Ah, summer: the season for leaving work early, sticking one’s head in the freezer, eating four popsicles a day, and never doing anything nice or helpful for anyone else, because you’re saving your energy for your own sweaty survival. Your friend needs help moving? No — they can forget it. Your boss wants you to make an iced coffee run? Not gonna happen — she can put ice cubes in a mug of Keurig instant like everyone else. From this moment forward, should you wish to spend your summers wallowing in blissful self-absorption, know you have scientific backing: a new study from the European Journal of Social Psychology, spotted by Psychology Today, finds that hot weather reduces “prosocial behavior,” or actions intended to benefit others.

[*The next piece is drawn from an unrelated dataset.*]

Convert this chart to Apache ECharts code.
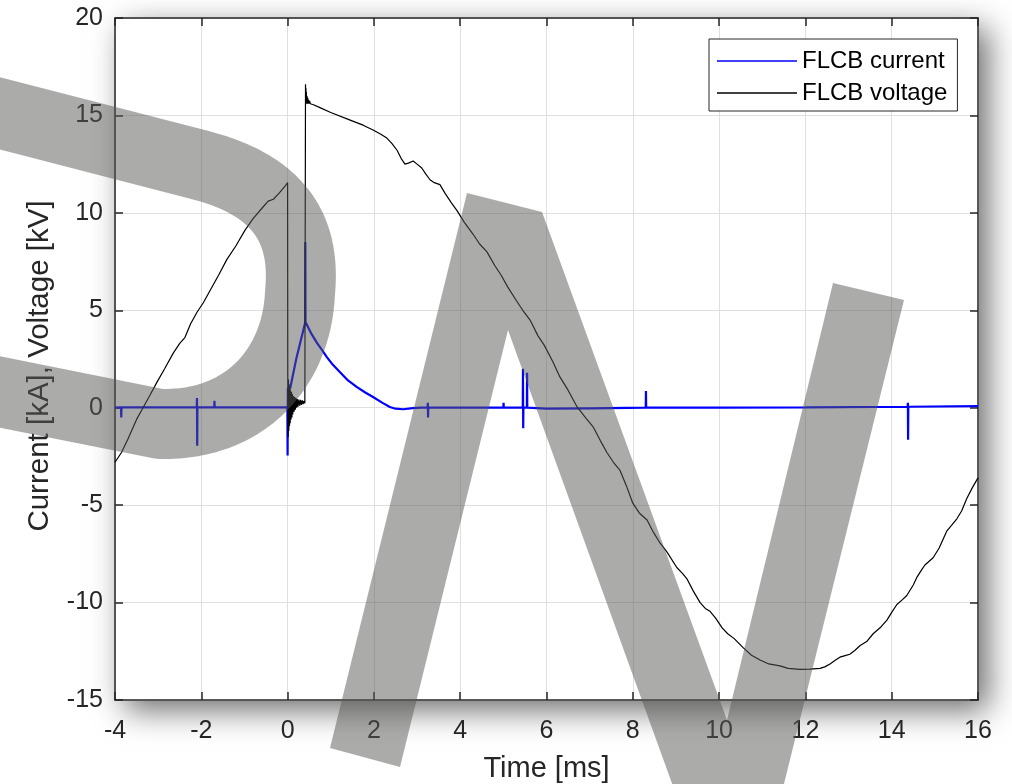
<!DOCTYPE html>
<html>
<head>
<meta charset="utf-8">
<script src="https://cdn.jsdelivr.net/npm/echarts@6/dist/echarts.min.js"></script>
<style>
html,body{margin:0;padding:0;background:#fff;}
#chart{width:1012px;height:784px;}
</style>
</head>
<body>
<div id="chart"></div>
<script>
// ---- data ----
const seriesNames = ['FLCB current', 'FLCB voltage'];
const xTicks = [-4, -2, 0, 2, 4, 6, 8, 10, 12, 14, 16];
const yTicks = [-15, -10, -5, 0, 5, 10, 15, 20];

// FLCB current [kA] vs time [ms]
const currentPts = [
  [-4.0, 0.0], [-3.86, 0.02], [-3.855, -0.5], [-3.85, 0.02], [-3.0, 0.02],
  [-2.105, 0.02], [-2.1, 0.5], [-2.095, -1.95], [-2.09, 0.02],
  [-1.7, 0.02], [-1.695, 0.35], [-1.69, 0.02], [-0.005, 0.02],
  [0.0, -2.45], [0.006, 1.0], [0.06, 1.0], [0.2, 2.5], [0.405, 4.35],
  [0.41, 8.5], [0.415, 4.4], [0.45, 4.3], [0.55, 3.8], [0.68, 3.33],
  [0.8, 2.95], [0.91, 2.6], [1.05, 2.2], [1.21, 1.83], [1.4, 1.4],
  [1.6, 1.07], [1.8, 0.78], [1.98, 0.55], [2.2, 0.25], [2.37, 0.04],
  [2.5, -0.05], [2.68, -0.08], [2.9, -0.02], [3.1, 0.0],
  [3.245, 0.0], [3.25, 0.25], [3.255, -0.5], [3.26, 0.0],
  [4.0, 0.0], [5.0, 0.0], [5.005, 0.25], [5.01, 0.0],
  [5.45, 0.0], [5.455, 2.0], [5.46, -1.05], [5.465, 0.0],
  [5.545, 0.0], [5.55, 1.8], [5.555, 0.0],
  [6.0, -0.05], [7.0, -0.03], [8.3, 0.0], [8.305, 0.86], [8.31, 0.0],
  [10.0, 0.0], [12.0, 0.02], [14.37, 0.05], [14.375, 0.25], [14.38, -1.65],
  [14.385, 0.05], [16.0, 0.08]
];

// FLCB voltage [kV] vs time [ms]
const voltagePts = [
  [-4.0, -2.8], [-3.85, -2.3], [-3.7, -1.6], [-3.5, -0.6], [-3.35, 0.0],
  [-3.2, 0.6], [-3.03, 1.3], [-2.85, 2.0], [-2.65, 2.8], [-2.5, 3.3],
  [-2.38, 3.6], [-2.25, 4.3], [-2.1, 4.9], [-1.95, 5.4], [-1.8, 6.0],
  [-1.6, 6.8], [-1.41, 7.6], [-1.2, 8.3], [-0.99, 9.1], [-0.8, 9.7],
  [-0.57, 10.3], [-0.45, 10.6], [-0.33, 10.7], [-0.2, 11.0], [-0.05, 11.4],
  [0.0, 11.55],
  [0.004, 1.8], [0.012, -1.5], [0.02, 1.45], [0.028, -1.2], [0.036, 1.2],
  [0.044, -0.95], [0.052, 1.0], [0.06, -0.8], [0.07, 0.9], [0.08, -0.6],
  [0.09, 0.8], [0.10, -0.5], [0.11, 0.7], [0.12, -0.35], [0.135, 0.6],
  [0.15, -0.2], [0.165, 0.55], [0.18, -0.1], [0.195, 0.5], [0.21, 0.0],
  [0.225, 0.45], [0.24, 0.05], [0.26, 0.42], [0.28, 0.1], [0.30, 0.4],
  [0.32, 0.15], [0.34, 0.38], [0.36, 0.18], [0.38, 0.35], [0.40, 0.22],
  [0.41, 0.3],
  [0.415, 16.6], [0.42, 15.6], [0.425, 16.4], [0.43, 15.6], [0.435, 16.2],
  [0.442, 15.6], [0.45, 16.0], [0.458, 15.6], [0.467, 15.9], [0.476, 15.6],
  [0.486, 15.8], [0.497, 15.6], [0.51, 15.75], [0.525, 15.6], [0.545, 15.68],
  [0.57, 15.55], [0.6, 15.55],
  [0.75, 15.4], [1.0, 15.15], [1.45, 14.76], [1.75, 14.5], [1.98, 14.25],
  [2.15, 14.05], [2.3, 13.84], [2.42, 13.55], [2.54, 13.2], [2.63, 12.8],
  [2.72, 12.5], [2.8, 12.55], [2.91, 12.66], [3.0, 12.5], [3.11, 12.3],
  [3.2, 12.0], [3.3, 11.7], [3.4, 11.55], [3.53, 11.45], [3.65, 11.0],
  [3.8, 10.5], [3.93, 10.1], [4.1, 9.5], [4.3, 8.9], [4.45, 8.4],
  [4.62, 8.0], [4.8, 7.3], [4.95, 6.8], [5.1, 6.2], [5.3, 5.5],
  [5.45, 5.0], [5.62, 4.5], [5.8, 3.7], [5.95, 3.2], [6.15, 2.35],
  [6.31, 1.58], [6.5, 0.9], [6.71, 0.04], [6.9, -0.5], [7.08, -0.98],
  [7.25, -1.7], [7.40, -2.3], [7.55, -2.8], [7.70, -3.2], [7.85, -4.0],
  [8.0, -4.9], [8.15, -5.4], [8.33, -5.76], [8.48, -6.4], [8.63, -6.94],
  [8.79, -7.4], [9.02, -8.2], [9.15, -8.5], [9.26, -8.8], [9.4, -9.4],
  [9.56, -10.0], [9.68, -10.3], [9.79, -10.45], [9.92, -10.8], [10.07, -11.3],
  [10.2, -11.6], [10.35, -11.85], [10.55, -12.3], [10.75, -12.7], [10.95, -12.95],
  [11.15, -13.15], [11.41, -13.25], [11.6, -13.38], [11.87, -13.43], [12.1, -13.42],
  [12.34, -13.38], [12.45, -13.3], [12.57, -13.15], [12.7, -12.95], [12.8, -12.8],
  [12.92, -12.72], [13.03, -12.65], [13.15, -12.45], [13.27, -12.2], [13.42, -12.0],
  [13.57, -11.6], [13.75, -11.25], [13.89, -10.9], [14.0, -10.5], [14.12, -10.1],
  [14.25, -9.85], [14.35, -9.64], [14.5, -9.1], [14.59, -8.68], [14.7, -8.3],
  [14.77, -8.07], [14.96, -7.7], [15.1, -7.2], [15.28, -6.32], [15.4, -6.0],
  [15.51, -5.7], [15.62, -5.3], [15.74, -4.66], [15.87, -4.1], [16.0, -3.6]
];

// ---- chart ----
const FONT = '"Liberation Sans", Arial, Helvetica, sans-serif';
const AX = '#262626';
const GRIDC = '#dfdfdf';
const WM = 'rgba(89,88,87,0.506)';

// watermark "D" stroke centreline (pixel geometry of the overlay, not data)
function cubicPts(p0, p1, p2, p3, n) {
  const out = [];
  for (let i = 1; i <= n; i++) {
    const t = i / n, u = 1 - t;
    out.push([
      u*u*u*p0[0] + 3*u*u*t*p1[0] + 3*u*t*t*p2[0] + t*t*t*p3[0],
      u*u*u*p0[1] + 3*u*u*t*p1[1] + 3*u*t*t*p2[1] + t*t*t*p3[1]
    ]);
  }
  return out;
}
const dLine = [[-40, 103], [200, 165]]
  .concat(cubicPts([200, 165], [290, 188], [305, 240], [300, 293], 30))
  .concat(cubicPts([300, 293], [297, 365], [248, 426], [160, 424], 30))
  .concat([[-40, 384]]);

const chart = echarts.init(document.getElementById('chart'), null, {renderer: 'canvas'});

function baseX(pos, labels) {
  return {
    type: 'value', min: xTicks[0], max: xTicks[xTicks.length - 1], interval: 2,
    position: pos,
    axisLine: {show: true, onZero: false, lineStyle: {color: AX, width: 1.5}},
    axisTick: {show: true, inside: true, length: 8, lineStyle: {color: AX, width: 1.5}},
    axisLabel: {show: labels, fontSize: 25, color: AX, margin: 19, fontFamily: FONT},
    splitLine: {show: labels, lineStyle: {color: GRIDC, width: 1}}
  };
}
function baseY(pos, labels) {
  return {
    type: 'value', min: yTicks[0], max: yTicks[yTicks.length - 1], interval: 5,
    position: pos,
    axisLine: {show: true, onZero: false, lineStyle: {color: AX, width: 1.5}},
    axisTick: {show: true, inside: true, length: 8, lineStyle: {color: AX, width: 1.5}},
    axisLabel: {show: labels, fontSize: 25, color: AX, margin: 12, fontFamily: FONT},
    splitLine: {show: labels, lineStyle: {color: GRIDC, width: 1}}
  };
}

const xb = baseX('bottom', true);
xb.name = 'Time [ms]';
xb.nameLocation = 'middle';
xb.nameGap = 54;
xb.nameTextStyle = {fontSize: 29, color: AX, fontFamily: FONT};
const xt = baseX('top', false);

const yl = baseY('left', true);
yl.name = 'Current [kA], Voltage [kV]';
yl.nameLocation = 'middle';
yl.nameGap = 60;
yl.nameTextStyle = {fontSize: 29.5, color: AX, fontFamily: FONT, padding: [0, 14, 0, 0]};
const yr = baseY('right', false);

chart.setOption({
  animation: false,
  backgroundColor: '#ffffff',
  textStyle: {fontFamily: FONT},
  grid: {
    left: 115, right: 34, top: 18, bottom: 84,
    containLabel: false, outerBoundsMode: 'none',
    show: true, backgroundColor: '#ffffff', borderWidth: 0,
    shadowColor: 'rgba(0,0,0,0.58)', shadowBlur: 30, shadowOffsetX: 10, shadowOffsetY: 10
  },
  legend: {
    data: seriesNames,
    orient: 'vertical',
    left: 709, top: 39,
    padding: [9, 10, 5, 8],
    itemGap: 6,
    itemWidth: 80, itemHeight: 1.5,
    icon: 'rect',
    backgroundColor: '#ffffff',
    borderColor: AX, borderWidth: 1, borderRadius: 0,
    textStyle: {fontSize: 24, color: '#000', fontFamily: FONT, lineHeight: 26}
  },
  xAxis: [xb, xt],
  yAxis: [yl, yr],
  series: [
    {
      name: seriesNames[0], type: 'line', data: currentPts,
      xAxisIndex: 0, yAxisIndex: 0,
      showSymbol: false, symbol: 'none',
      lineStyle: {color: '#0000ff', width: 2.2},
      itemStyle: {color: '#0000ff'},
      z: 2
    },
    {
      name: seriesNames[1], type: 'line', data: voltagePts,
      xAxisIndex: 0, yAxisIndex: 0,
      showSymbol: false, symbol: 'none',
      lineStyle: {color: '#000000', width: 1.2},
      itemStyle: {color: '#000000'},
      z: 3
    }
  ],
  graphic: {
    elements: [
      {
        type: 'polyline', zlevel: 5, z: 100, silent: true,
        shape: {points: dLine},
        style: {fill: null, stroke: WM, lineWidth: 70, lineCap: 'butt', lineJoin: 'round'}
      },
      {
        type: 'polygon', zlevel: 5, z: 100, silent: true,
        shape: {points: [[330, 748], [467, 193], [542, 212], [727, 720], [833, 283], [904, 300],
                         [780, 800], [678, 800], [508, 330], [400, 767]]},
        style: {fill: WM}
      }
    ]
  }
});
</script>
</body>
</html>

Researchers examined a European retail store’s employee behavior in uncomfortably hot versus normal temperatures, finding that the former were only half as likely to voluntarily assist the store’s customers or engage them in conversation. (Not sure what my excuse for endlessly pretending to straighten jeans in a freezing-cold Gap in 2009 was.) In another part of the study, researchers divided a group of college students into two different rooms — one hot and humid, the other cool — and asked them to answer a questionnaire for a local nonprofit serving underprivileged kids. Ninety-five percent of the students in the cooler room answered at least one question, while only 64 percent of those in the hotter room did so. Given that the favor requested was as minor as lifting a pen to fill out a questionnaire designed to help children, one can only assume the participation rates would further drop for something involving actual effort.

The good news is air conditioning exists. The bad news is so does climate change. This year has already seen a number of heat records shattered, and it’s not even July. So to keep yourself from withdrawing from the world entirely, studies suggest taking a few deep, long breaths from the diaphragm to calm your vagus nerve, lower your blood pressure, and cool off — emotionally, if not physically.